In practice, honest, timely feedback sustains contributor engagement. Set expectations for response times during triage and reviews so newcomers do not feel ignored. Rotate maintainers as mentors to broaden perspectives and reduce bottlenecks. Celebrate small wins publicly, such as a successful first PR from a new contributor, to reinforce belonging. Maintain a concise glossary within the project wiki to stop misinterpretations before they start. Regular retrospectives on the backlog’s health can surface process improvements that keep the system fair and effective.
The backbone of any thriving open source project is a willingness to adapt. Collect metrics that reflect both quality and accessibility of the backlog, such as time to triage, time to first PR, and the proportion of issues resolved by newcomers. Use these numbers not to shame contributors but to identify systemic friction points and celebrate progress. Pair metrics with qualitative feedback from participants to understand the nuance behind the data. When metrics reveal gaps, adjust grooming rules, templates, and mentorship assignments to restore momentum and ensure the backlog remains welcoming and high impact.
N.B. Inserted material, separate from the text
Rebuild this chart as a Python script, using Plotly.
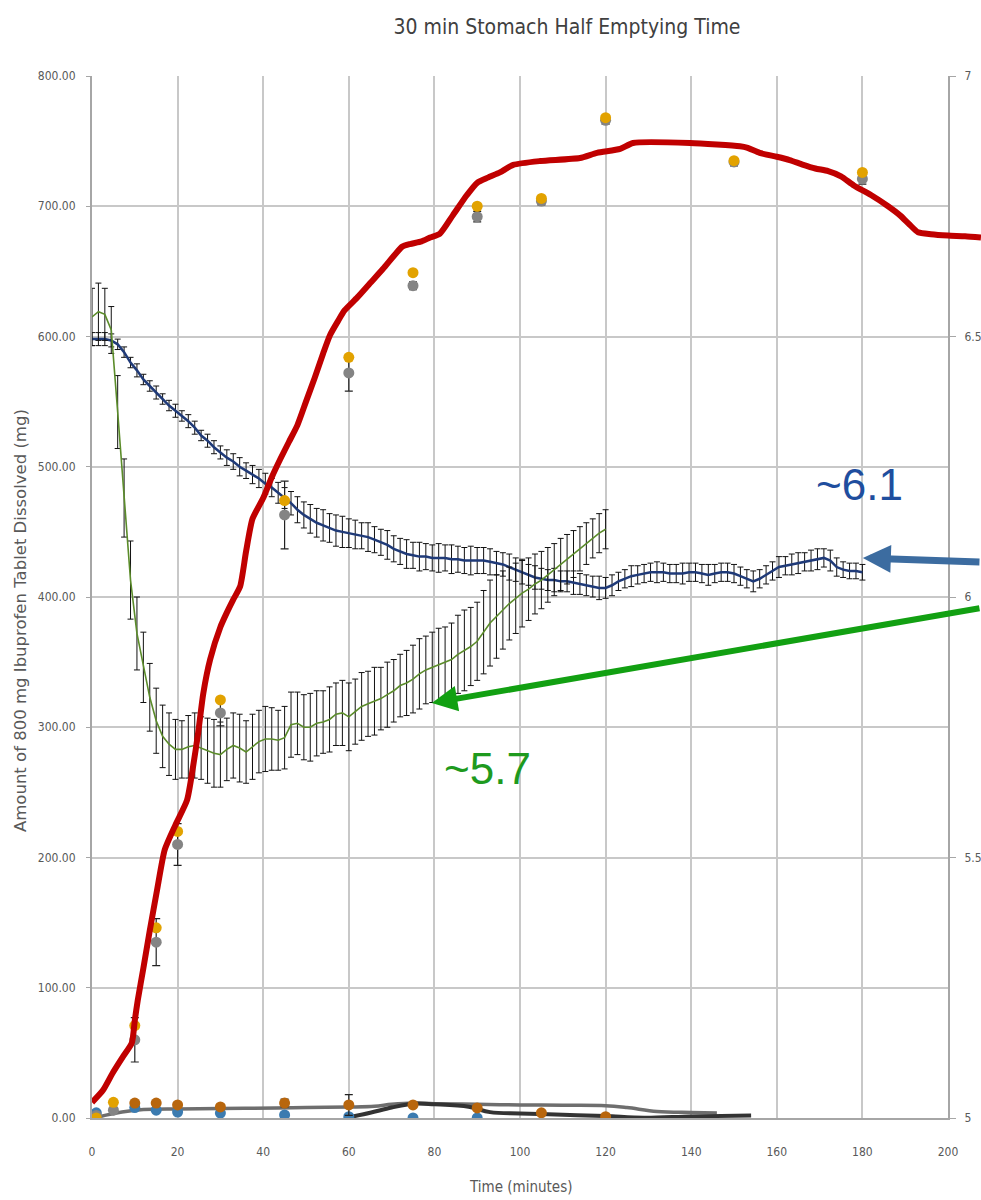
import plotly.graph_objects as go

# ---------------- data ----------------
# Time step of the two continuously sampled profiles (minutes)
STEP = 1.5

# Navy profile (sampled every 1.5 min, 0-180 min)
navy_vals = [598, 598, 598, 597, 594, 588, 580, 574, 567, 562, 557, 552, 547, 543, 539, 535,
             530, 524, 520, 515, 511, 507, 504, 500, 497, 494, 491, 487, 484, 480, 476, 472,
             467, 463, 460, 457, 455, 453, 451, 450, 449, 448, 447, 446, 444, 442, 440, 437,
             435, 433, 432, 431, 431, 430, 430, 430, 429, 429, 428, 428, 428, 428, 427, 426,
             425, 423, 421, 419, 417, 415, 414, 413, 413, 412, 412, 411, 410, 409, 408, 407,
             407, 409, 412, 414, 416, 417, 418, 419, 419, 419, 418, 418, 418, 419, 419, 418,
             417, 418, 419, 419, 418, 416, 414, 412, 414, 417, 420, 423, 424, 425, 426, 427,
             428, 429, 430, 428, 423, 421, 420, 420, 419]
navy_err = [5, 5, 5, 5,
            4, 4, 4, 5, 4, 4, 5, 4, 4, 5, 4, 5, 5, 4, 5, 5, 5,
            6, 6, 7, 6, 7, 7, 8, 7, 8, 8,
            9, 10, 10, 11, 11, 12, 11, 12, 12, 11,
            11, 10, 11, 10, 10, 11, 10, 10, 11, 10, 11, 10, 10, 11, 10, 11, 10, 10, 11, 10,
            10, 10, 9, 9, 10, 9, 9, 8, 9, 8, 8, 9, 8, 8, 9, 8, 8, 8, 9, 8,
            8, 7, 7, 8, 7, 7, 7, 8, 7, 7, 7, 8, 7, 7, 7, 8, 7, 7, 7, 7,
            7, 7, 8, 7, 7, 7, 8, 7, 8, 8, 7, 8, 8, 7, 8, 7, 6, 6, 6, 6]

# Green profile (sampled every 1.5 min, 0-120 min)
green_vals = [615, 619, 617, 605, 542, 476, 413, 372, 346, 323, 305, 293, 287, 283, 283, 285,
              286, 284, 282, 280, 279, 283, 286, 284, 281, 285, 289, 291, 291, 290, 292, 302,
              303, 300, 300, 303, 304, 306, 310, 311, 308, 312, 316, 318, 320, 322, 325, 328,
              332, 334, 337, 341, 344, 346, 348, 350, 352, 356, 359, 362, 366, 373, 380, 385,
              390, 395, 399, 403, 406, 410, 413, 417, 421, 425, 429, 433, 437, 441, 445, 449,
              452]
green_err = [22, 22, 20, 18,
             28, 30, 30, 28, 27, 26, 25, 24, 24, 23, 22,
             24, 25, 24, 25, 26, 25, 24, 25, 26, 24, 25, 24, 25, 24, 23, 24,
             25, 24, 25, 26, 25, 24, 25, 24, 25, 26, 25, 26, 25, 26, 24, 25, 24, 24,
             25, 26, 27, 26, 27, 28, 27, 28, 30, 31, 30, 30, 32, 33, 32, 30, 28, 27, 26, 24,
             23, 22, 21, 20, 20, 19, 18, 17, 16, 15, 15, 15]

# Discrete sampling times for the dot series
dot_t = [1, 5, 10, 15, 20, 30, 45, 60, 75, 90, 105, 120, 150, 180]
grey_vals = [2, 6, 60, 135, 210, 311, 463, 572, 639, 692, 704, 766, 734, 721]
grey_err = [1, 2, 17, 18, 16, 10, 26, 14, 3, 4, 3, 3, 3, 4]
gold_vals = [0, 12, 71, 146, 220, 321, 474, 584, 649, 700, 706, 768, 735, 726]

low_t = [1, 10, 15, 20, 30, 45, 60, 75, 90]
low_blue_vals = [4, 8, 6, 4.6, 3.8, 2.3, 1, 0, 0]
brown_t = [10, 15, 20, 30, 45, 60, 75, 90, 105, 120]
brown_vals = [11.5, 11.5, 10, 8.5, 11.5, 10, 10, 7.7, 4, 1]
brown_err = [0, 0, 0, 0, 3, 8, 0, 0, 0, 0]

# Low-level smooth lines
grey_line_t = [0.7, 3, 7, 12, 20, 30, 43, 50, 60, 66, 70, 75, 80, 90, 100, 110, 120, 125, 132, 140, 146]
grey_line_v = [0, 2, 4.6, 6.5, 7, 7.3, 7.7, 8, 8.4, 9, 10.5, 11.5, 11, 10.5, 10, 9.8, 9.5, 8, 5, 4.2, 3.8]
dark_line_t = [60.7, 65, 70, 75, 80, 88, 93, 100, 110, 120, 129, 140, 154]
dark_line_v = [1, 4, 8, 11, 10.5, 8.6, 4.5, 3.5, 2.5, 1.5, 0.2, 1.2, 2]

# Red profile
red_t = [0, 2.6, 4.9, 7.2, 9.3, 10, 10.7, 12, 13.5, 15.2, 17, 19.5, 22.2, 23.6, 24.8, 26, 27.6,
         30, 31.5, 33, 34.6, 36, 37.5, 40, 42, 44, 46, 48, 50, 52, 54, 55.6, 57.5, 59, 62, 65,
         68, 70.8, 72.5, 74.3, 77, 79, 81.3, 84.3, 87.6, 90, 92.5, 95.3, 98.4, 104.7, 114, 118,
         123.4, 126.4, 139.7, 151.4, 153, 156, 160, 163, 166, 169, 172, 175, 178, 182, 186,
         188.8, 191, 193, 196, 200, 204, 207.7]
red_v = [12, 21.5, 35, 47, 57.6, 75, 90.6, 115, 144, 175, 206, 225, 244, 269.5, 295.6, 326, 352,
         377, 388, 398, 408, 435, 460, 476, 492, 506, 519, 532, 550, 568, 587, 601, 612, 620, 630,
         641, 652, 663, 669, 671, 673, 676, 679, 693, 708.6, 718, 722, 726, 731.7, 734.7, 737,
         741, 744, 748.6, 748.6, 746, 745, 741, 738, 735.5, 732, 729, 727, 723, 716, 708.6, 700,
         693, 686, 680, 678.5, 677.5, 677, 676]

# Callouts: (label, text x, text y, arrow head x, head y, tail x, tail y, colours, width, head size)
callouts = [
    ("~6.1", 179.4, 486, 180.1, 430, 207.7, 426.9, "#1F4E9E", "#3C6CA0", 7, 0.8),
    ("~5.7", 92.5, 268.7, 79.4, 318.6, 207.7, 391.6, "#1E9A1E", "#12A012", 6, 0.85),
]

navy_t = [STEP * i for i in range(len(navy_vals))]
green_t = [STEP * i for i in range(len(green_vals))]

# ---------------- layout geometry ----------------
W, H = 981, 1200
ML, MR, MT, MB = 92, 0, 76, 82
PLOT_W = 856                       # width of the time axis in px
PAPER_W = W - ML - MR
X_DOM = PLOT_W / PAPER_W
X3_MAX = 200 * PAPER_W / PLOT_W    # same px-per-minute, extended to the page edge

TICK_FONT = dict(family="DejaVu Sans Condensed, Liberation Sans Narrow, Open Sans, sans-serif",
                 size=12, color="#595959")
GRID = "#C8C8C8"
AXLINE = "#A6A6A6"

fig = go.Figure()

# low level lines
fig.add_trace(go.Scatter(x=grey_line_t, y=grey_line_v, mode="lines",
                         line=dict(color="#6E6E6E", width=3.5, shape="spline")))
fig.add_trace(go.Scatter(x=dark_line_t, y=dark_line_v, mode="lines",
                         line=dict(color="#333333", width=4, shape="spline")))

# low level dots
fig.add_trace(go.Scatter(x=low_t, y=low_blue_vals, mode="markers",
                         marker=dict(color="#3B7BB0", size=11)))
fig.add_trace(go.Scatter(x=brown_t, y=brown_vals, mode="markers",
                         marker=dict(color="#B8660D", size=11),
                         error_y=dict(type="data", array=brown_err, color="#222222",
                                      thickness=1.2, width=4)))

# navy profile with error bars
fig.add_trace(go.Scatter(x=navy_t, y=navy_vals, mode="lines",
                         line=dict(color="#1F3A78", width=2.5),
                         error_y=dict(type="data", array=navy_err, color="#111111",
                                      thickness=1, width=3)))

# green profile with error bars
fig.add_trace(go.Scatter(x=green_t, y=green_vals, mode="lines",
                         line=dict(color="#5B8C2A", width=1.6),
                         error_y=dict(type="data", array=green_err, color="#111111",
                                      thickness=1, width=3)))

# grey and gold dot series
fig.add_trace(go.Scatter(x=dot_t, y=grey_vals, mode="markers",
                         marker=dict(color="#848484", size=11),
                         error_y=dict(type="data", array=grey_err, color="#222222",
                                      thickness=1.2, width=4)))
fig.add_trace(go.Scatter(x=dot_t, y=gold_vals, mode="markers",
                         marker=dict(color="#E2A200", size=11)))

# secondary (right) axis holder
fig.add_trace(go.Scatter(x=[], y=[], yaxis="y2", mode="lines", hoverinfo="skip"))

# red profile on the extended overlay axes
fig.add_trace(go.Scatter(x=red_t, y=red_v, mode="lines", xaxis="x3", yaxis="y3",
                         line=dict(color="#C00000", width=6, shape="spline", smoothing=0.6)))

annotations = []
for text, tx, ty, hx, hy, ax_, ay_, tcol, acol, aw, asz in callouts:
    annotations.append(dict(x=hx, y=hy, ax=ax_, ay=ay_, xref="x3", yref="y3",
                            axref="x3", ayref="y3", text="", showarrow=True,
                            arrowhead=2, arrowsize=asz, arrowwidth=aw, arrowcolor=acol))
    annotations.append(dict(x=tx, y=ty, xref="x3", yref="y3", text=text, showarrow=False,
                            font=dict(family="Liberation Sans, Arial, sans-serif",
                                      size=44, color=tcol)))

annotations.append(dict(text="Amount of 800 mg Ibuprofen Tablet Dissolved (mg)",
                        xref="paper", yref="paper", x=(20 - ML) / PAPER_W,
                        y=(H - MB - 621) / (H - MT - MB), textangle=-90, showarrow=False,
                        xanchor="center", yanchor="middle",
                        font=dict(family="DejaVu Sans, Verdana, sans-serif", size=16.5,
                                  color="#595959")))
annotations.append(dict(text="Time (minutes)", xref="paper", yref="paper",
                        x=(520 - ML) / PAPER_W, y=-(1187 - (H - MB)) / (H - MT - MB),
                        showarrow=False, xanchor="center", yanchor="middle",
                        font=dict(family=TICK_FONT["family"], size=15, color="#595959")))

fig.update_layout(
    width=W, height=H,
    margin=dict(l=ML, r=MR, t=MT, b=MB, pad=0, autoexpand=False),
    paper_bgcolor="white", plot_bgcolor="rgba(0,0,0,0)",
    showlegend=False,
    title=dict(text="30 min Stomach Half Emptying Time", x=567 / W, xanchor="center",
               y=1 - 27 / H, yanchor="middle", xref="container", yref="container",
               font=dict(family=TICK_FONT["family"], size=21, color="#404040")),
    xaxis=dict(domain=[0, X_DOM], range=[0, 200], tick0=0, dtick=20, showgrid=True,
               gridcolor=GRID, gridwidth=1.5, zeroline=False, showline=True,
               linecolor=AXLINE, linewidth=2, ticks="", tickfont=TICK_FONT,
               ticklabelstandoff=22),
    yaxis=dict(range=[0, 800], tick0=0, dtick=100, tickformat=".2f", showgrid=True,
               gridcolor=GRID, gridwidth=1.5, zeroline=False, showline=True,
               linecolor=AXLINE, linewidth=2, ticks="outside", ticklen=4,
               tickcolor=AXLINE, tickfont=TICK_FONT, ticklabelstandoff=8),
    yaxis2=dict(overlaying="y", side="right", anchor="x", range=[5, 7],
                tickvals=[5, 5.5, 6, 6.5, 7], ticktext=["5", "5.5", "6", "6.5", "7"],
                showgrid=False, zeroline=False, showline=True, linecolor=AXLINE,
                linewidth=2, ticks="outside", ticklen=6, tickcolor=AXLINE,
                tickfont=TICK_FONT, ticklabelstandoff=6),
    xaxis3=dict(domain=[0, 1], anchor="y3", range=[0, X3_MAX], visible=False),
    yaxis3=dict(domain=[0, 1], anchor="x3", range=[0, 800], visible=False),
    annotations=annotations,
)

fig.write_html("out.html")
Finally, make the backlog a living document that evolves with the project. Regularly prune stale issues, merge duplicate ideas, and create canonical, well documented task templates that readers can reuse. Invest in tooling that supports automated labeling, status tracking, and cross references to related discussions. By maintaining an up to date, accessible backlog, the project sustains momentum, attracts a diverse pool of contributors, and steadily increases its overall impact in the open source ecosystem.